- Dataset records
■ ■ ■ ■ ■
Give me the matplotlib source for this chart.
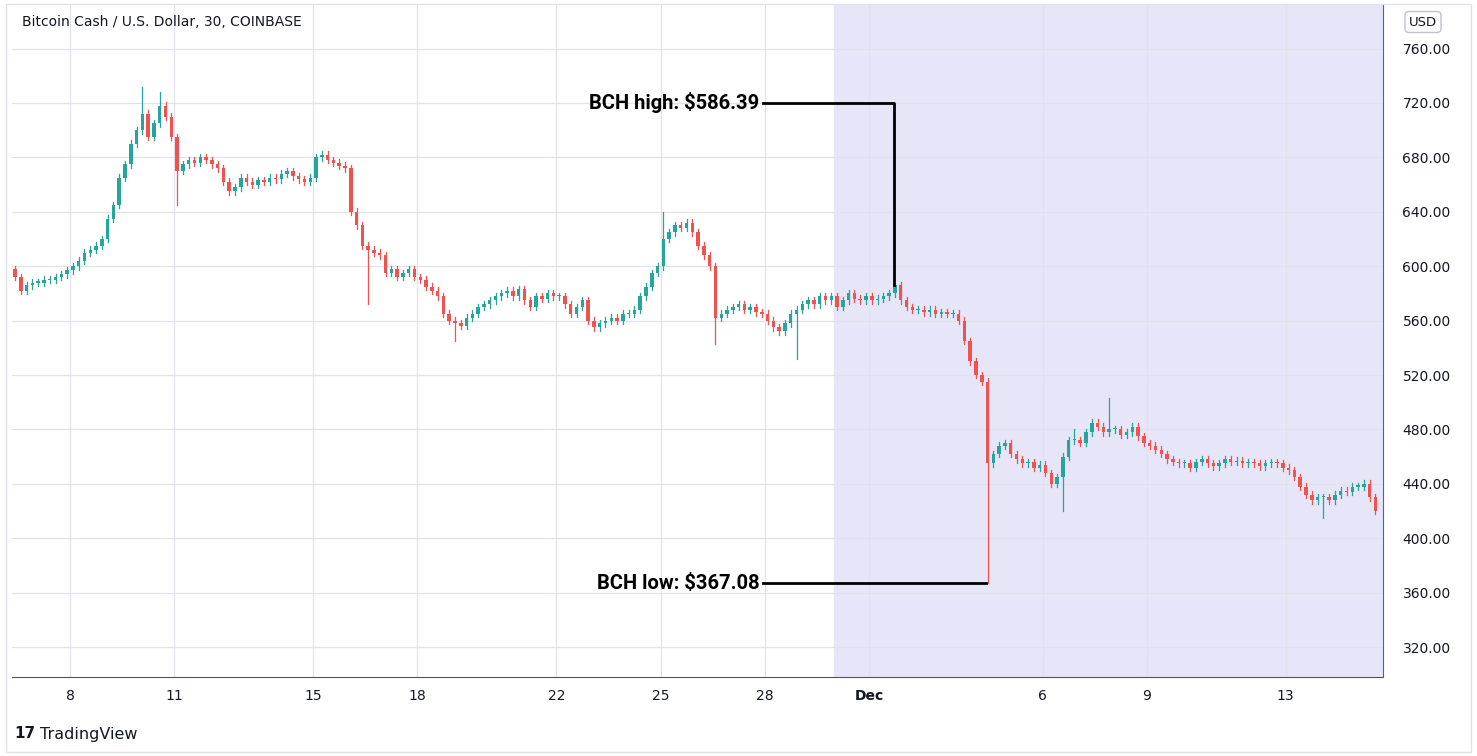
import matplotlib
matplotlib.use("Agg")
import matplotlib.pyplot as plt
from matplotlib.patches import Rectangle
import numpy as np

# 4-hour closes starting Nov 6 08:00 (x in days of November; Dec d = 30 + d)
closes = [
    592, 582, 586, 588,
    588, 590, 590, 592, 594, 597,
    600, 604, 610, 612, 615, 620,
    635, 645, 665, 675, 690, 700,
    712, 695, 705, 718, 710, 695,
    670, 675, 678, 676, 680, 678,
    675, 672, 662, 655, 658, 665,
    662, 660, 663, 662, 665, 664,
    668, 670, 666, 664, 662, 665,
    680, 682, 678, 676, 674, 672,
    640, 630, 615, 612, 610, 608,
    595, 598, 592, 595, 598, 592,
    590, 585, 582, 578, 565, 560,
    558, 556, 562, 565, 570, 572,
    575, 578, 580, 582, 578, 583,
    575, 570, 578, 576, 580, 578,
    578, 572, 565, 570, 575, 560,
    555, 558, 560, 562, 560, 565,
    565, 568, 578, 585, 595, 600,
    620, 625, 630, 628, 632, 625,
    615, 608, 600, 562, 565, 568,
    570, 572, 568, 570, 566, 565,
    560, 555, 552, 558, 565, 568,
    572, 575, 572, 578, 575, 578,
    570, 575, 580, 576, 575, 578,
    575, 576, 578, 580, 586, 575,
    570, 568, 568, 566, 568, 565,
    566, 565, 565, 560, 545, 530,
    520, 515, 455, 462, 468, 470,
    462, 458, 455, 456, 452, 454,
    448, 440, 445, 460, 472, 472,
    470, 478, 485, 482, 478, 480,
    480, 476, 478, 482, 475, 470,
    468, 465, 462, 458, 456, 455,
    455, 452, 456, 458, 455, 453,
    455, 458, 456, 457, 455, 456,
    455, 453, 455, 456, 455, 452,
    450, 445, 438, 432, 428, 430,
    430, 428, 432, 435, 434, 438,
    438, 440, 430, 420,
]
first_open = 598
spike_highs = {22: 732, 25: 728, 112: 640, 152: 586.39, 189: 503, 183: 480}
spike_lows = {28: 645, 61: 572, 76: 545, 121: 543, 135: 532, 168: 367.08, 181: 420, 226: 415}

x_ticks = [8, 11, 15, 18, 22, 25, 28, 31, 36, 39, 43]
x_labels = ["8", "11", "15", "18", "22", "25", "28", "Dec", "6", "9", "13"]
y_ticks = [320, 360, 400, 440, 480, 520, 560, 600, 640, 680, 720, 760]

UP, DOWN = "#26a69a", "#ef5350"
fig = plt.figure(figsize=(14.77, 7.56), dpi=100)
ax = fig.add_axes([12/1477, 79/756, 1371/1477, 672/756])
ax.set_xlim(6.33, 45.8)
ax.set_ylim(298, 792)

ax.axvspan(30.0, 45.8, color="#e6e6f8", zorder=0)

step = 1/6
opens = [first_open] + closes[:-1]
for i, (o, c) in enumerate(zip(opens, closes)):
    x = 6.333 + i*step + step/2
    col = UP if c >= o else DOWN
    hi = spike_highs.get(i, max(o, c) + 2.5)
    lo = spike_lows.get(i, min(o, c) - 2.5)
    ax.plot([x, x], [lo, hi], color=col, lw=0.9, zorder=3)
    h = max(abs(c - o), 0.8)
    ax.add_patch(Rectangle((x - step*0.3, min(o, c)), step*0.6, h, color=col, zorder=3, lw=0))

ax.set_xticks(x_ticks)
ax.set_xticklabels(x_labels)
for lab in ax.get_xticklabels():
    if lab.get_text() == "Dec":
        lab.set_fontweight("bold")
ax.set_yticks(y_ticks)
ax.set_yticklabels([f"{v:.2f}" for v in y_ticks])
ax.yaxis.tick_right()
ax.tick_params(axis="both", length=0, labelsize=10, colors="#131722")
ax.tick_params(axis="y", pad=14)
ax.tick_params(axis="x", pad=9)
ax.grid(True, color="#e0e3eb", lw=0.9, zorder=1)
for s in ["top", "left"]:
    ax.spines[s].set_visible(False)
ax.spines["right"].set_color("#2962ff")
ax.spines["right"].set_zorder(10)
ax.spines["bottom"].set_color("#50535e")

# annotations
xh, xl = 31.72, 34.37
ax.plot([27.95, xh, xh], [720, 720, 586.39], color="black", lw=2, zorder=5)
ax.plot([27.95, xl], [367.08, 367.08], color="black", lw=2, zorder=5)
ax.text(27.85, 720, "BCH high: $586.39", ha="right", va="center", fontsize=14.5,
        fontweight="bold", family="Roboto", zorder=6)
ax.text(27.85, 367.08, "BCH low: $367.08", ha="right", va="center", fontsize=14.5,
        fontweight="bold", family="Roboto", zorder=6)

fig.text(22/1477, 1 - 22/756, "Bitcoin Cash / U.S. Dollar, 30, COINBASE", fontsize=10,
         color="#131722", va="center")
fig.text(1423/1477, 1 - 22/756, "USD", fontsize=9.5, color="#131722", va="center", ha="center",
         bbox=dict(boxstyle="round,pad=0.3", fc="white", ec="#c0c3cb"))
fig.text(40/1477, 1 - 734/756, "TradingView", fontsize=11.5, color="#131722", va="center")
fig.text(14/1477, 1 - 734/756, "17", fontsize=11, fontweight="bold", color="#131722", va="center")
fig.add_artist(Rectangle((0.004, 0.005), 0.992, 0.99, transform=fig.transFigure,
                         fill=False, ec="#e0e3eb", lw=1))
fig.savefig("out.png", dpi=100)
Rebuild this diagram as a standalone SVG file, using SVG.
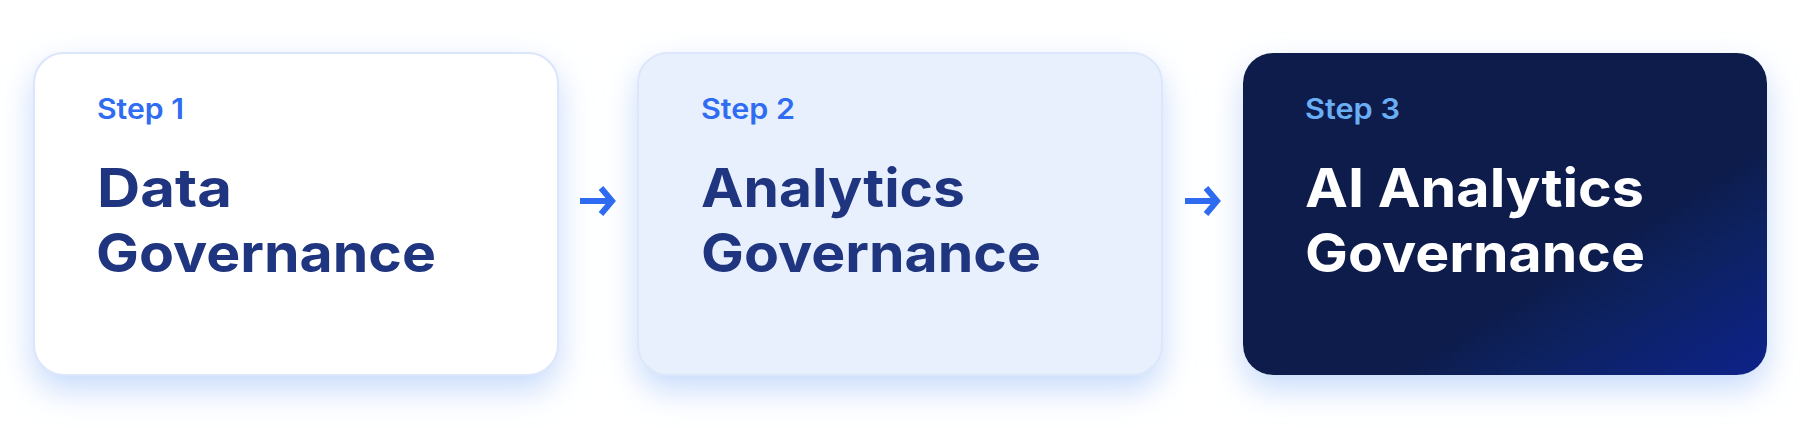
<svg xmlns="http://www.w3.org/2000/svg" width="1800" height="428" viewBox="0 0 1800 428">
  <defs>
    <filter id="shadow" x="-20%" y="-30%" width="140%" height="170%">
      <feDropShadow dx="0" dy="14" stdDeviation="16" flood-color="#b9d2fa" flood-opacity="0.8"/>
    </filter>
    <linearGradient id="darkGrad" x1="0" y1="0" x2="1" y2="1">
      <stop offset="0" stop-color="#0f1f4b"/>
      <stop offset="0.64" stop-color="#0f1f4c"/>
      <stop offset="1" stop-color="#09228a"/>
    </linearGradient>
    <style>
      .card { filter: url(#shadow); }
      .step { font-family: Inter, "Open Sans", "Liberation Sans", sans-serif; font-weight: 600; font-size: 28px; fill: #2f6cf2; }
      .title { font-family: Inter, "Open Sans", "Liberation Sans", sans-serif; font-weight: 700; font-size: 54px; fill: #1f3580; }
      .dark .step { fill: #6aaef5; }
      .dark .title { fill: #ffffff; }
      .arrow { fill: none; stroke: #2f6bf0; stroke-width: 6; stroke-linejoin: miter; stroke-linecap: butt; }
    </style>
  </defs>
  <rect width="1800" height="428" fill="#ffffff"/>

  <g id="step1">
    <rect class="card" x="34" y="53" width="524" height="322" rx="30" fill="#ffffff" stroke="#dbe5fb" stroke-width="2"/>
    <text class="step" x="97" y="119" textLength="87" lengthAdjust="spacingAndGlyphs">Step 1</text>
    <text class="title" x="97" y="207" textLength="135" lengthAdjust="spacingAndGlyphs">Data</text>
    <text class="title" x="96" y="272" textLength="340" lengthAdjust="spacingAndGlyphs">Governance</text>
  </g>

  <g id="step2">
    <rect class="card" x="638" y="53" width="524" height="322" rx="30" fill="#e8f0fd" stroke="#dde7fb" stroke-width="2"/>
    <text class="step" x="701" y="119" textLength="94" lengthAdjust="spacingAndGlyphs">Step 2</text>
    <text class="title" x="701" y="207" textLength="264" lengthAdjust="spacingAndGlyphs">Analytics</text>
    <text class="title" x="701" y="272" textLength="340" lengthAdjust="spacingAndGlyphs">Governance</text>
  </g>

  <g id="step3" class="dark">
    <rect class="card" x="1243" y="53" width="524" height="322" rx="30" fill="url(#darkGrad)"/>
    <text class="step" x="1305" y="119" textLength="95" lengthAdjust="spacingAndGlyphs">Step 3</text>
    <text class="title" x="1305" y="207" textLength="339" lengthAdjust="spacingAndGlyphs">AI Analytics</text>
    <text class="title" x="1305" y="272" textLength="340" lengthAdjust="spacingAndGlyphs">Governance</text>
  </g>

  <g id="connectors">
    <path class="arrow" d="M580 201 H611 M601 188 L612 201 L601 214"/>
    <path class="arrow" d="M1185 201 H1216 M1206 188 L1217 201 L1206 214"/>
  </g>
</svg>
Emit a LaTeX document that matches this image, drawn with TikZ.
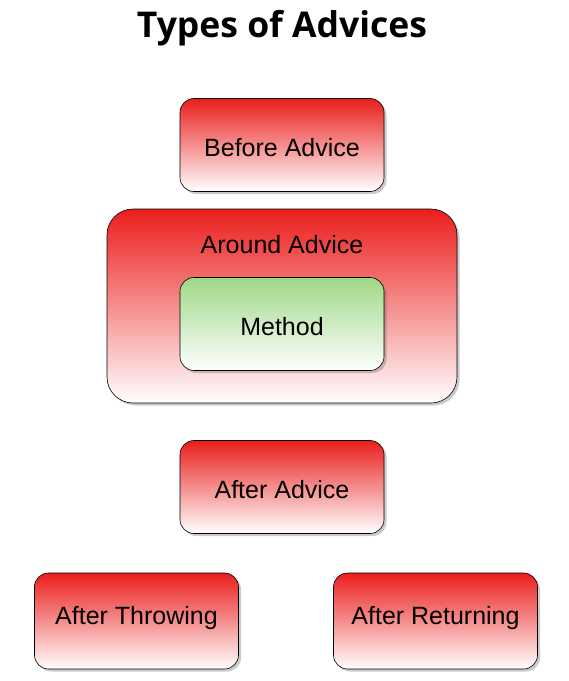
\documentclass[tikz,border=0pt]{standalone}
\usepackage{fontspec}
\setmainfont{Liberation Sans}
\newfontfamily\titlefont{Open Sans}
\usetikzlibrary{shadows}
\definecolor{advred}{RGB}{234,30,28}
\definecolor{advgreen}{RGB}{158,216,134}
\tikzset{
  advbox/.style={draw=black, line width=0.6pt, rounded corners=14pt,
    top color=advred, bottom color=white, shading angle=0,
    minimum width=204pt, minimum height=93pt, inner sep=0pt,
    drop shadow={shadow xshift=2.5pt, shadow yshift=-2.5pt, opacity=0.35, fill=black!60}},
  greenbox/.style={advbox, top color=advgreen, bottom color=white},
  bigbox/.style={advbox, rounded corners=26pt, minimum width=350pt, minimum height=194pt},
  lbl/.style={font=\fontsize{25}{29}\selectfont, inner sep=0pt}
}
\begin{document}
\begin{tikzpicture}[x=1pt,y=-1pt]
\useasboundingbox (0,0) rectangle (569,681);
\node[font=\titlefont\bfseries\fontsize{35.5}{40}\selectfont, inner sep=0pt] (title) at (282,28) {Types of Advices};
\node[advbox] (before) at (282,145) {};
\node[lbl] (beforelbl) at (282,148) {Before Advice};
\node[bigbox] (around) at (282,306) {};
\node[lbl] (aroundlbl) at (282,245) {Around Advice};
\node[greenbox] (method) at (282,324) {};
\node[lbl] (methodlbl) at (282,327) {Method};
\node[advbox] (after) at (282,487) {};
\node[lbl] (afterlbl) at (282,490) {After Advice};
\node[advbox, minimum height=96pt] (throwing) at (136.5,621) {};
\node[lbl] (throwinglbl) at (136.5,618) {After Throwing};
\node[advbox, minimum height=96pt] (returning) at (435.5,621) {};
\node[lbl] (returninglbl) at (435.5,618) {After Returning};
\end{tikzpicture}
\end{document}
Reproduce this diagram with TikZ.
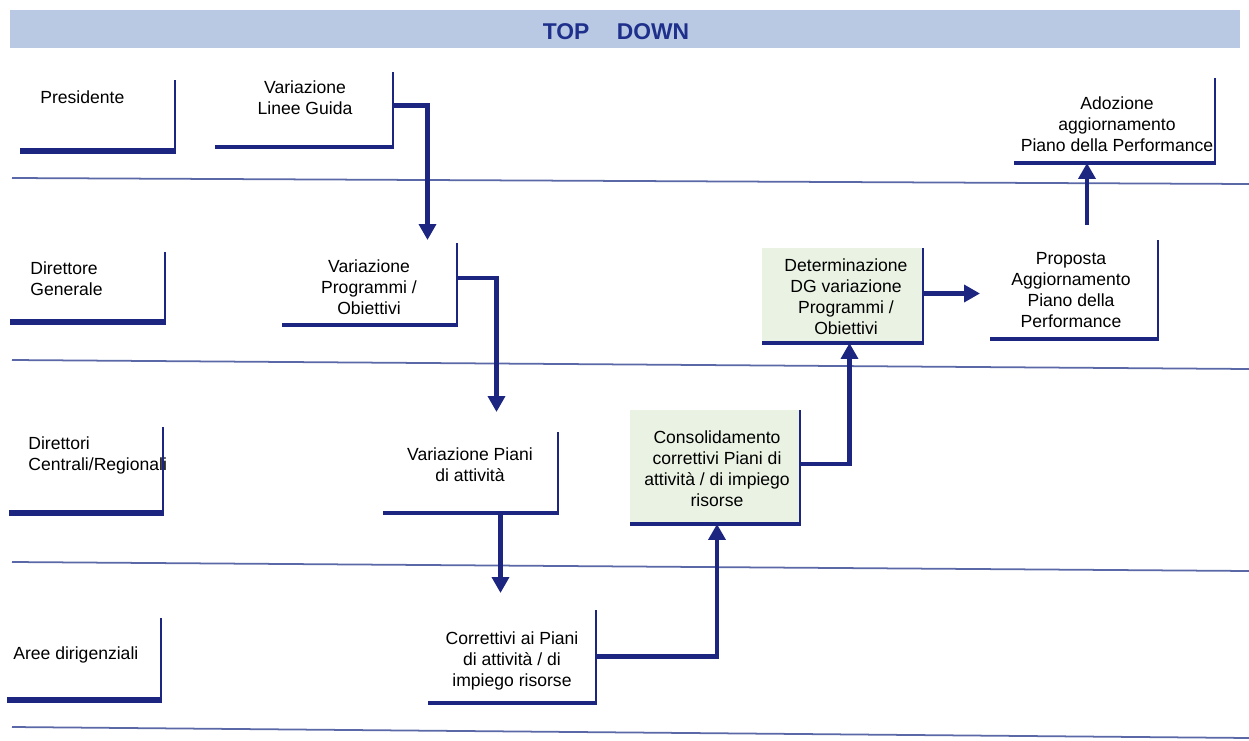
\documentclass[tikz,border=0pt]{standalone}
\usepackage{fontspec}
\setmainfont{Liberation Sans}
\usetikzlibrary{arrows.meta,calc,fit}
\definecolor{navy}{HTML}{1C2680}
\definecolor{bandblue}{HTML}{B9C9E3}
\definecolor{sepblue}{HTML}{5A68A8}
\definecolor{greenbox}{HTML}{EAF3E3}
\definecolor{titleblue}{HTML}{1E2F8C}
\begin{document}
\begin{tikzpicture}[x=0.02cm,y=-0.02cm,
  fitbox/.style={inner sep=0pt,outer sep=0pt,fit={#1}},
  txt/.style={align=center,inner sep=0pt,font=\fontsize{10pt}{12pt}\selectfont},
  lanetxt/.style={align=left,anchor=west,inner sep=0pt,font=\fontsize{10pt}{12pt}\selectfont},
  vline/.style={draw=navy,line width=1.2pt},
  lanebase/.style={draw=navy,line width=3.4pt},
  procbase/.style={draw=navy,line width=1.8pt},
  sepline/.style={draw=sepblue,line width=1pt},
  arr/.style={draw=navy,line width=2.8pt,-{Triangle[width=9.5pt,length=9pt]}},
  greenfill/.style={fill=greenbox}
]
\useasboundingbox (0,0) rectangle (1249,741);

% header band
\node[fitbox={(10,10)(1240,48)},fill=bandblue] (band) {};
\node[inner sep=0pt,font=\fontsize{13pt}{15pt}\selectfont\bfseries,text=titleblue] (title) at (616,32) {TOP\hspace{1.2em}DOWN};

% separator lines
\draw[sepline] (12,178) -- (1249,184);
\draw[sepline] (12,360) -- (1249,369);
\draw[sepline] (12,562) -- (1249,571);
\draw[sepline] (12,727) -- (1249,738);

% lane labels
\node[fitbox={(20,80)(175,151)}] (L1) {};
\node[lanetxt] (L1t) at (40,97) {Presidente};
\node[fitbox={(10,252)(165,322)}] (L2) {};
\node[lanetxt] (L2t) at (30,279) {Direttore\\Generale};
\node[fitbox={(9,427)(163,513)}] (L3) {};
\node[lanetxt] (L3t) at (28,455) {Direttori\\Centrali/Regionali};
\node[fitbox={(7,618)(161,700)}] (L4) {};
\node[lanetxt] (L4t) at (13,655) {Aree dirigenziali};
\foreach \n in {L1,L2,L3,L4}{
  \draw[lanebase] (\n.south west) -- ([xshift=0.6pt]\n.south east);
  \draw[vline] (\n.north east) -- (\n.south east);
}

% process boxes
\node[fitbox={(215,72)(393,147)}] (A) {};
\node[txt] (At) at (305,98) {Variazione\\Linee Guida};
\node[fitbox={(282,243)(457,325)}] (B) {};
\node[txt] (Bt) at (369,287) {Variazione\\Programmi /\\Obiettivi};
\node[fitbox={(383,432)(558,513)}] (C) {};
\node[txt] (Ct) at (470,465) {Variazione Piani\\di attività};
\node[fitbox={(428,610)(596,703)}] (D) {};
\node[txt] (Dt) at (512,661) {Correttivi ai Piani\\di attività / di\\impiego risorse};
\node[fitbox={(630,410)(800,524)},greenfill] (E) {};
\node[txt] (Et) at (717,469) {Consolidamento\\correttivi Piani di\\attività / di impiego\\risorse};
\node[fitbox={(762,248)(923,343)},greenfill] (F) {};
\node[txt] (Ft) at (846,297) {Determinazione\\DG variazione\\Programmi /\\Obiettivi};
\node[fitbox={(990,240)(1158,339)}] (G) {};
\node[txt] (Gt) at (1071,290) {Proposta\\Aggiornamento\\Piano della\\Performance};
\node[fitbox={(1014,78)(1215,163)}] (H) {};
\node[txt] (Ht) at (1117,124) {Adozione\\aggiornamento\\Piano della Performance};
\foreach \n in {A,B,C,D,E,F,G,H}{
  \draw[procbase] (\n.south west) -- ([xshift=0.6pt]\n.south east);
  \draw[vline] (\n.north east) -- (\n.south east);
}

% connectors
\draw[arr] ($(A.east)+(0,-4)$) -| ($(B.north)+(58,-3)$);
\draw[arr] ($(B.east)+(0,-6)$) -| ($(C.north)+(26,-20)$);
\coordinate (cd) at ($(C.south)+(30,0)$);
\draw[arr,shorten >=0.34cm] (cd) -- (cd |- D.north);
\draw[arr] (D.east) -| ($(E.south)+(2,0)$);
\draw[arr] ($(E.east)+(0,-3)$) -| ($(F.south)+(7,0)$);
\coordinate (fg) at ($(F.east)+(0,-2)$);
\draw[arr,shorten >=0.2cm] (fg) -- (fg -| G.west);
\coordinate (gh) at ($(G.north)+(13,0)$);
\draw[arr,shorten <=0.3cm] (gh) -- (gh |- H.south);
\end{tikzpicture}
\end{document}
■ ■ ■ ■ ■
Identify the lines in the entries that hold "this" and return each one.

Give me the matplotlib source for this chart.
Rebuild this diagram as a standalone SVG file, using SVG.
Emit a LaTeX document that matches this image, drawn with TikZ.
Reproduce this diagram with TikZ.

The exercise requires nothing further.